Destino
Tratava-a mais como uma serviçal do que como esposa. Joana lembrava-se das palavras tão vazias que ecoaram profundamente do altar ao fim da capela: ... "e para todo o sempre te darei meu amor e fiel estarei a seu lado..." - nunca pensou que pra sempre fosse tão pouco. Já nem jantavam mais juntos, visto que tinha que servi-lo; sempre comia depois, frio mesmo, o que não fazia diferença pra ela, acostumara-se a ver assim sua vida.
Certo dia ao voltar da feira - Machado ordenara que ao chegar deparasse-se com uma deliciosa sopa de legumes - passou em frente a uma loja de artigos femininos. Nunca dera muita atenção a tal loja, já que comprava somente o necessário para que mantivesse seu ar sóbrio, mulher muito enfeitada para Machado era vulgar; mas neste dia algo lhe chamou a atenção: um vestido de seda, azul escuro com um lindo desenho de dragão, ao entrar na loja foi logo tocar o tecido, a maciez do vestido tirou-a, por uma breve instante, da aspereza de sua vida.
À noite, na cama, não resistiu e falou a Machado sobre tal objeto que tanto a seduzira, mais teve que se contentar em dormir com as palavras dele ecoando dolorosamente em sua cabeça.
- Achas que trabalho de sol a sol para satisfazer essas suas idiotices infantis? infantis....infantis....infantis....
Sonhou com seu pai, esse sim soube como a fazer sorrir, pena ter ido tão cedo.
Ao acordar de manhã, tentava mais não conseguia tirar da cabeça o maldito vestido, que era chinês, concluira, pois vira algo semelhante em uma revista de bordados uma vez; sabia que não havia meio de obtê-lo.
Despachou Machado para o serviço e tratou logo de fazer o habitual de todas as manhãs: ficar ao telefone com Dora, por alguns minutos apenas já que a casa não era pequena e serviço tampouco. Dora sempre fora sua fiel confidente, desde os dez anos de idade, ou menos; a ela contava tudo, até as sujeiras que Machado às vezes insistia em fazer com ela, coisas estas que a enojavam, mas como era seu marido, não havia o que se fazer. Dora ficou triste em saber que algo tão ínfimo para uma mulher qualquer, era algo impossível de se alcançar para Joana. Para tentar pelo menos consolar a amiga, lembrou-a que Machado não andava muito bem de saúde já ha alguns anos, tossia demais, suspeitava-se tuberculose, o que não fora confirmado visto que Machado só entrava em hospital carregado, e caso a indesejada chegasse a ele, ela teria uma boa pensão só para ela, podendo assim, um dia, ter todos esses pequenos mimos realizados.
E assim Joana ficou a esperar dia após dia pelo desfalecer de Machado, a cada tosse, uma nova esperança e devaneios.
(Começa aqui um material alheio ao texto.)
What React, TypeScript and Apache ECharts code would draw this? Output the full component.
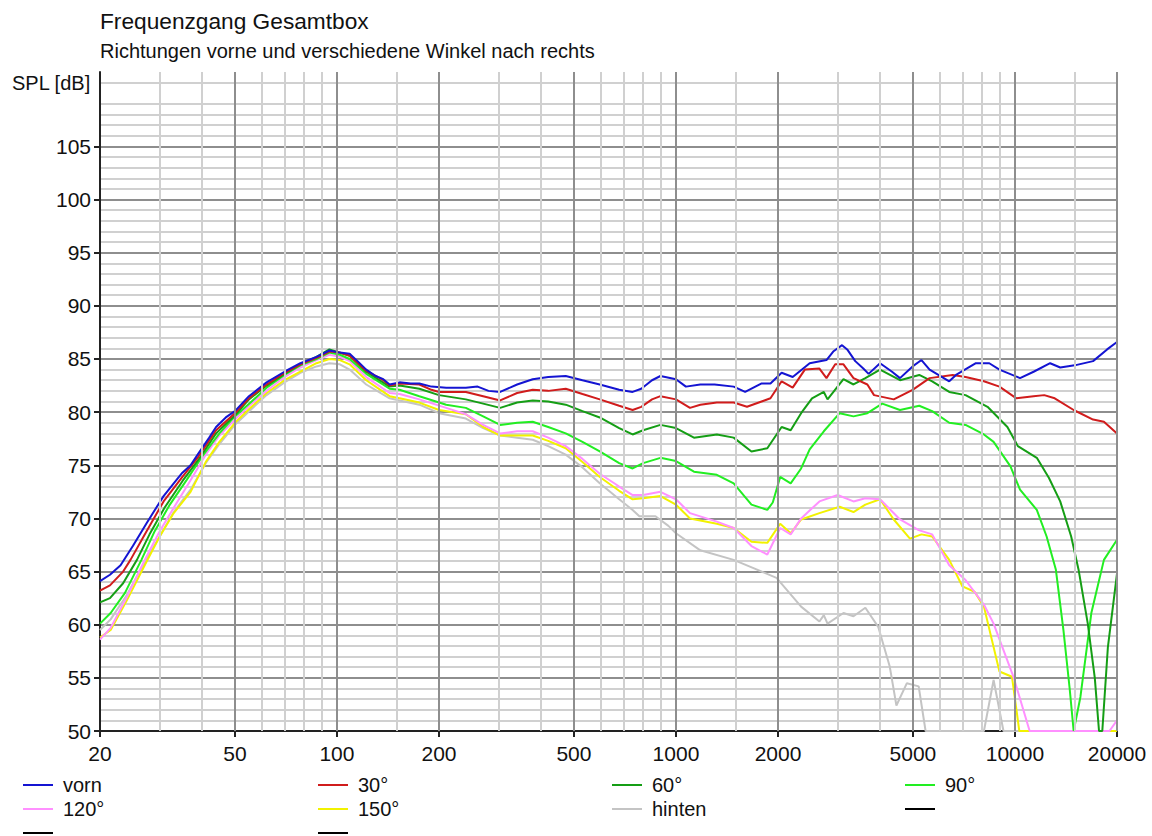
import React, { useEffect, useRef } from "react";
import * as echarts from "echarts";

const FONT = '"Liberation Sans", Arial, sans-serif';

const xTickLabels = [20, 50, 100, 200, 500, 1000, 2000, 5000, 10000, 20000];
const yTickLabels = [50, 55, 60, 65, 70, 75, 80, 85, 90, 95, 100, 105];
const majorFreqGrid = [50, 100, 200, 500, 1000, 2000, 5000, 10000, 20000];
const minorFreqGrid = [30, 40, 60, 70, 80, 90, 150, 300, 400, 600, 700, 800, 900, 1500, 3000, 4000, 6000, 7000, 8000, 9000, 15000];

const vorn: [number, number][] = [
  [20, 64.1], [21.4, 64.7], [23, 65.6], [25, 67.4], [27.5, 69.6], [30.8, 72.1], [33, 73.3], [35, 74.3], [37, 75.0],
  [39, 76.1], [42, 77.6], [44, 78.6], [47, 79.5], [50, 80.1], [55, 81.5], [62, 82.8], [70, 83.8], [78, 84.6],
  [87, 85.2], [95, 85.8], [102, 85.6], [109, 85.5], [115, 84.8], [122, 84.0], [130, 83.4], [137, 83.1], [143, 82.6],
  [153, 82.8], [165, 82.7], [175, 82.7], [190, 82.4], [210, 82.3], [240, 82.3], [260, 82.4], [280, 82.0], [303, 81.9],
  [340, 82.6], [378, 83.1], [420, 83.3], [473, 83.4], [530, 83.0], [596, 82.6], [680, 82.1], [745, 81.9], [790, 82.2],
  [850, 83.0], [900, 83.4], [1000, 83.1], [1070, 82.4], [1180, 82.6], [1300, 82.6], [1480, 82.4], [1600, 81.9],
  [1790, 82.7], [1900, 82.7], [2050, 83.7], [2210, 83.3], [2480, 84.6], [2780, 84.9], [2910, 85.7], [3090, 86.3],
  [3200, 85.9], [3380, 84.8], [3570, 84.1], [3700, 83.6], [4000, 84.6], [4340, 83.8], [4580, 83.2], [4990, 84.3],
  [5300, 84.9], [5600, 84.0], [6400, 82.9], [6700, 83.5], [7670, 84.6], [8400, 84.6], [9000, 84.0], [10350, 83.2],
  [11350, 83.8], [12700, 84.6], [13600, 84.2], [15000, 84.4], [17000, 84.8], [18700, 85.9], [20000, 86.6],
];

const deg30: [number, number][] = [
  [20, 63.2], [21.4, 63.7], [23.4, 65.0], [24.6, 66.1], [27, 68.4], [30.8, 71.6], [35, 73.9], [39, 75.8], [44, 78.3],
  [50, 79.9], [55, 81.3], [62, 82.6], [70, 83.7], [78, 84.5], [87, 85.1], [95, 85.7], [102, 85.6], [109, 85.3],
  [122, 83.9], [137, 83.0], [143, 82.5], [153, 82.7], [175, 82.6], [190, 82.1], [200, 81.9], [240, 81.9], [270, 81.5],
  [303, 81.1], [340, 81.8], [378, 82.1], [420, 82.0], [473, 82.2], [530, 81.7], [596, 81.2], [680, 80.6], [745, 80.2],
  [790, 80.5], [850, 81.2], [900, 81.5], [1000, 81.2], [1100, 80.4], [1180, 80.7], [1320, 80.9], [1480, 80.9],
  [1620, 80.5], [1900, 81.3], [2050, 82.9], [2210, 82.3], [2400, 84.0], [2650, 84.1], [2780, 83.2], [2950, 84.5],
  [3120, 84.5], [3340, 83.2], [3670, 82.6], [3840, 81.6], [4390, 81.2], [4990, 82.1], [5600, 83.2], [6550, 83.5],
  [7150, 83.3], [8100, 82.9], [9000, 82.4], [10100, 81.3], [11350, 81.5], [12200, 81.6], [13100, 81.3], [14900, 80.2],
  [17000, 79.3], [18300, 79.1], [20000, 78.0],
];

const deg60: [number, number][] = [
  [20, 62.1], [21.4, 62.5], [23.4, 63.9], [25.7, 66.1], [28, 68.5], [31, 71.0], [35, 73.5], [39, 75.5], [44, 78.0],
  [50, 79.7], [55, 81.2], [62, 82.5], [70, 83.6], [78, 84.5], [87, 85.2], [95, 85.9], [102, 85.6], [109, 85.3],
  [122, 83.8], [143, 82.4], [153, 82.5], [175, 82.2], [200, 81.6], [240, 81.2], [270, 80.8], [303, 80.4], [340, 80.9],
  [378, 81.1], [420, 81.0], [473, 80.7], [530, 80.1], [596, 79.5], [680, 78.5], [745, 77.9], [800, 78.3], [900, 78.8],
  [1000, 78.5], [1130, 77.6], [1320, 77.9], [1480, 77.6], [1670, 76.3], [1860, 76.6], [2050, 78.6], [2180, 78.3],
  [2340, 79.9], [2520, 81.3], [2730, 81.9], [2800, 81.2], [3120, 83.1], [3340, 82.6], [3620, 83.2], [4000, 84.0],
  [4580, 83.0], [5220, 83.5], [5700, 82.9], [6400, 81.9], [7150, 81.6], [8300, 80.5], [9500, 78.6], [10200, 76.8],
  [11600, 75.7], [12600, 73.8], [13600, 71.6], [14650, 68.3], [15400, 65.2], [16400, 60.1], [17200, 55.0],
  [17700, 50.0], [18100, 50.0], [18800, 57.9], [20000, 64.8],
];

const deg90: [number, number][] = [
  [20, 60.1], [21.5, 61.1], [23.7, 63.0], [26.5, 66.1], [29, 68.8], [32, 71.2], [36, 73.6], [40, 75.8], [45, 78.0],
  [50, 79.6], [56, 81.0], [62, 82.3], [70, 83.5], [78, 84.4], [87, 85.0], [95, 85.6], [102, 85.4], [109, 85.0],
  [122, 83.6], [143, 82.2], [153, 82.1], [175, 81.5], [210, 80.7], [240, 80.4], [270, 79.6], [303, 78.8], [340, 79.0],
  [378, 79.1], [420, 78.6], [473, 78.0], [530, 77.2], [596, 76.3], [680, 75.2], [745, 74.7], [800, 75.2], [900, 75.7],
  [1000, 75.4], [1130, 74.4], [1320, 74.1], [1480, 73.3], [1670, 71.3], [1860, 70.8], [1930, 71.5], [2030, 73.9],
  [2180, 73.3], [2340, 74.7], [2480, 76.5], [2730, 78.2], [3040, 79.9], [3340, 79.6], [3670, 79.9], [4060, 80.8],
  [4580, 80.2], [5220, 80.6], [5700, 80.1], [6400, 79.0], [7150, 78.8], [8100, 77.9], [8650, 77.2], [9700, 74.9],
  [10350, 72.7], [11600, 70.8], [12400, 68.3], [13200, 65.2], [13900, 59.5], [14500, 54.0], [14900, 50.0],
  [15600, 53.2], [16800, 61.1], [18300, 66.1], [20000, 68.0],
];

const deg120: [number, number][] = [
  [20, 58.6], [21.5, 59.7], [24, 62.6], [27.1, 66.1], [30, 68.8], [33, 71.0], [37, 73.6], [41, 76.0], [45, 77.8],
  [50, 79.3], [56, 80.8], [62, 82.0], [70, 83.3], [78, 84.2], [87, 84.9], [95, 85.4], [102, 85.2], [109, 84.8],
  [122, 83.3], [143, 81.8], [153, 81.7], [175, 81.2], [210, 80.4], [240, 79.8], [270, 78.8], [303, 78.0], [340, 78.2],
  [378, 78.2], [420, 77.6], [473, 76.8], [530, 75.6], [596, 74.2], [680, 73.0], [745, 72.2], [800, 72.2], [900, 72.5],
  [1000, 71.8], [1100, 70.5], [1320, 69.7], [1480, 69.1], [1670, 67.4], [1860, 66.6], [2030, 69.1], [2180, 68.5],
  [2340, 70.0], [2650, 71.6], [3000, 72.2], [3340, 71.6], [3620, 71.9], [4000, 71.8], [4580, 69.9], [5200, 68.9],
  [5700, 68.5], [6400, 65.6], [7150, 64.2], [8100, 61.9], [8650, 60.1], [9900, 55.1], [11050, 50.0], [19000, 50.0],
  [20000, 51.0],
];

const deg150: [number, number][] = [
  [20, 58.8], [21.5, 59.5], [24, 62.3], [27.5, 66.0], [30, 68.3], [33, 70.5], [37, 72.5], [41, 75.3], [45, 77.2],
  [50, 79.0], [56, 80.5], [62, 81.8], [70, 83.0], [78, 83.8], [87, 84.6], [95, 85.0], [102, 84.9], [109, 84.5],
  [122, 83.0], [143, 81.5], [153, 81.3], [175, 80.9], [200, 80.2], [240, 79.8], [270, 78.6], [303, 77.8], [340, 77.8],
  [378, 77.8], [420, 77.3], [473, 76.6], [530, 75.3], [596, 73.9], [680, 72.6], [745, 71.8], [800, 71.9], [900, 72.1],
  [1000, 71.3], [1100, 70.0], [1320, 69.5], [1480, 69.1], [1670, 67.8], [1860, 67.7], [2030, 69.5], [2180, 68.6],
  [2340, 69.9], [2650, 70.5], [3040, 71.1], [3340, 70.6], [3620, 71.3], [4000, 71.8], [4390, 69.9], [4900, 68.1],
  [5300, 68.5], [5700, 68.3], [6400, 66.1], [7000, 63.6], [7600, 63.1], [8100, 61.7], [9000, 55.6], [9800, 55.1],
  [10300, 50.0], [20000, 50.0],
];

const hinten: [number, number][] = [
  [20, 59.5], [21.5, 60.5], [24, 62.8], [27, 65.8], [30, 68.3], [33, 70.6], [37, 72.7], [41, 75.2], [45, 77.0],
  [50, 78.8], [56, 80.3], [62, 81.6], [70, 82.8], [78, 83.7], [87, 84.3], [95, 84.6], [102, 84.5], [109, 84.0],
  [122, 82.6], [143, 81.3], [153, 81.1], [175, 80.7], [200, 79.9], [240, 79.4], [270, 78.5], [303, 77.8], [340, 77.6],
  [378, 77.4], [420, 76.8], [473, 76.0], [530, 74.8], [596, 73.3], [680, 71.8], [745, 70.8], [780, 70.2], [870, 70.2],
  [950, 69.3], [1000, 68.6], [1180, 67.0], [1480, 66.1], [1700, 65.3], [1980, 64.4], [2340, 61.7], [2650, 60.3],
  [2730, 60.9], [2800, 60.1], [3120, 61.1], [3340, 60.8], [3620, 61.6], [3950, 59.8], [4270, 56.1], [4470, 52.4],
  [4800, 54.5], [5200, 54.2], [5450, 50.0], [8100, 50.0], [8650, 54.8], [9250, 50.0], [20000, 50.0],
];

const seriesNames = ["vorn", "30°", "60°", "90°", "120°", "150°", "hinten"];
const seriesColors = ["#1414d2", "#d01c1c", "#159e15", "#22ee22", "#ff90ff", "#f2f200", "#c4c4c4"];
const seriesData = [vorn, deg30, deg60, deg90, deg120, deg150, hinten];

const legendNames = ["vorn", "30°", "60°", "90°", "120°", "150°", "hinten", "", "", ""];
const legendColors = [...seriesColors, "#000000", "#000000", "#000000"];

export default function App() {
  const ref = useRef<HTMLDivElement>(null);

  useEffect(() => {
    if (!ref.current) return;
    const chart = echarts.init(ref.current, undefined, { renderer: "svg" });

    const gridSeries = (values: number[], color: string, name: string) => ({
      name,
      type: "line",
      data: [],
      z: 1,
      silent: true,
      markLine: {
        silent: true,
        symbol: ["none", "none"],
        label: { show: false },
        animation: false,
        lineStyle: { type: "solid", color, width: 2 },
        emphasis: { disabled: true },
        data: values.map((f) => ({ xAxis: f })),
      },
    });

    const curves = seriesNames
      .map((name, i) => ({
        name,
        type: "line",
        z: 3,
        showSymbol: false,
        symbol: "none",
        smooth: false,
        data: seriesData[i],
        lineStyle: { color: seriesColors[i], width: 2 },
        itemStyle: { color: seriesColors[i] },
        emphasis: { disabled: true },
      }))
      .reverse();

    const colX = [23, 318, 612, 905];
    const rowY = [785, 809, 833];
    const legendGraphics: any[] = [];
    legendNames.forEach((name, i) => {
      const cx = colX[i % 4];
      const cy = rowY[Math.floor(i / 4)];
      legendGraphics.push({
        type: "line",
        shape: { x1: cx, y1: cy, x2: cx + 30, y2: cy },
        style: { stroke: legendColors[i], lineWidth: 2 },
        silent: true,
      });
      if (name) {
        legendGraphics.push({
          type: "text",
          x: cx + 40,
          y: cy,
          silent: true,
          style: {
            text: name,
            font: `20px ${FONT}`,
            fill: "#111111",
            align: "left",
            verticalAlign: "middle",
            textAlign: "left",
            textVerticalAlign: "middle",
          },
        });
      }
    });

    const textEl = (text: string, x: number, y: number, size: number) => ({
      type: "text",
      x,
      y,
      silent: true,
      style: {
        text,
        font: `${size}px ${FONT}`,
        fill: "#111111",
        align: "left",
        verticalAlign: "middle",
        textAlign: "left",
        textVerticalAlign: "middle",
      },
    });

    const ySplitColors = [...yTickLabels.map(() => "#8e8e8e"), "#8e8e8e", "#d0d0d0"];

    const option: any = {
      animation: false,
      backgroundColor: "#ffffff",
      textStyle: { fontFamily: FONT },
      grid: { left: 100, top: 72, width: 1017, height: 659, containLabel: false },
      xAxis: {
        type: "log",
        logBase: 10,
        min: 20,
        max: 20000,
        axisLine: { show: true, lineStyle: { color: "#222222", width: 2 } },
        axisTick: { show: true, length: 6, customValues: xTickLabels, lineStyle: { color: "#222222", width: 2 } },
        axisLabel: {
          customValues: xTickLabels,
          fontSize: 21,
          color: "#111111",
          margin: 12,
          fontFamily: FONT,
          formatter: (v: number) => String(Math.round(v)),
        },
        splitLine: { show: false },
        minorTick: { show: false },
        minorSplitLine: { show: false },
      },
      yAxis: {
        type: "value",
        min: 50,
        max: 112,
        interval: 5,
        axisLine: { show: true, lineStyle: { color: "#222222", width: 2 } },
        axisTick: { show: true, length: 6, customValues: yTickLabels, lineStyle: { color: "#222222", width: 2 } },
        axisLabel: {
          customValues: yTickLabels,
          fontSize: 21,
          color: "#111111",
          margin: 9,
          fontFamily: FONT,
        },
        splitLine: { show: true, lineStyle: { color: ySplitColors, width: 2 } },
        minorTick: { show: false, splitNumber: 5 },
        minorSplitLine: { show: true, lineStyle: { color: "#d0d0d0", width: 2 } },
      },
      series: [
        gridSeries(minorFreqGrid, "#d0d0d0", "minorGrid"),
        gridSeries(majorFreqGrid, "#8e8e8e", "majorGrid"),
        ...curves,
      ],
      graphic: [
        textEl("Frequenzgang Gesamtbox", 100, 21, 22.7),
        textEl("Richtungen vorne und verschiedene Winkel nach rechts", 100, 51, 20),
        textEl("SPL [dB]", 12, 83, 20),
        ...legendGraphics,
      ],
    };

    chart.setOption(option);
    return () => {
      chart.dispose();
    };
  }, []);

  return (
    <div
      ref={ref}
      style={{ position: "absolute", left: 0, top: 0, width: 1152, height: 836, background: "#ffffff" }}
    />
  );
}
Passados alguns meses a ânsia já era tamanha que chegava a sufocar Joana, como se uma nova paixão estivesse a dominar seu corpo, mais isso ela não poderia saber, pois nunca se apaixonara, visto que ao perder o pai ficara sozinha no mundo, e quando Machado apareceu foi como se alguém tivesse jogado uma bóia a alguém se afogava.
Não suportando mais tal demora, resolver agir, teve uma idéia ao derrubar um copo de vidro no chão enquanto lavava as louças; olhando os milhares de pedaços aos quais tal copo se reduzira, pensou que um pouquinho daquele pó de vidro na comida de Machado a ajudaria a obter êxito, e ele nem perceberia.
De fato não percebeu, e vorazmente e sem modos como sempre, dia a dia, feijão, arroz, mistura e vidro Machado comeu.
Estendia roupa no varal quando alguém bateu a porta, ao abrir deparou-se com Azevedo, colega de serviço de Machado há anos.
- Preciso lhe falar Joana..... Machado teve uma forte hemorragia há pouco, suspeita-se de tuberculose, infelizmente não resistiu.
Por fora as lágrimas escorriam em seu rosto, talvez por respeito a ele, por dento seu espírito ardia.
No enterro, nunca esteve tão linda, vestida com um belo vestido azul de seda chinesa, com um longo dragão desenhado.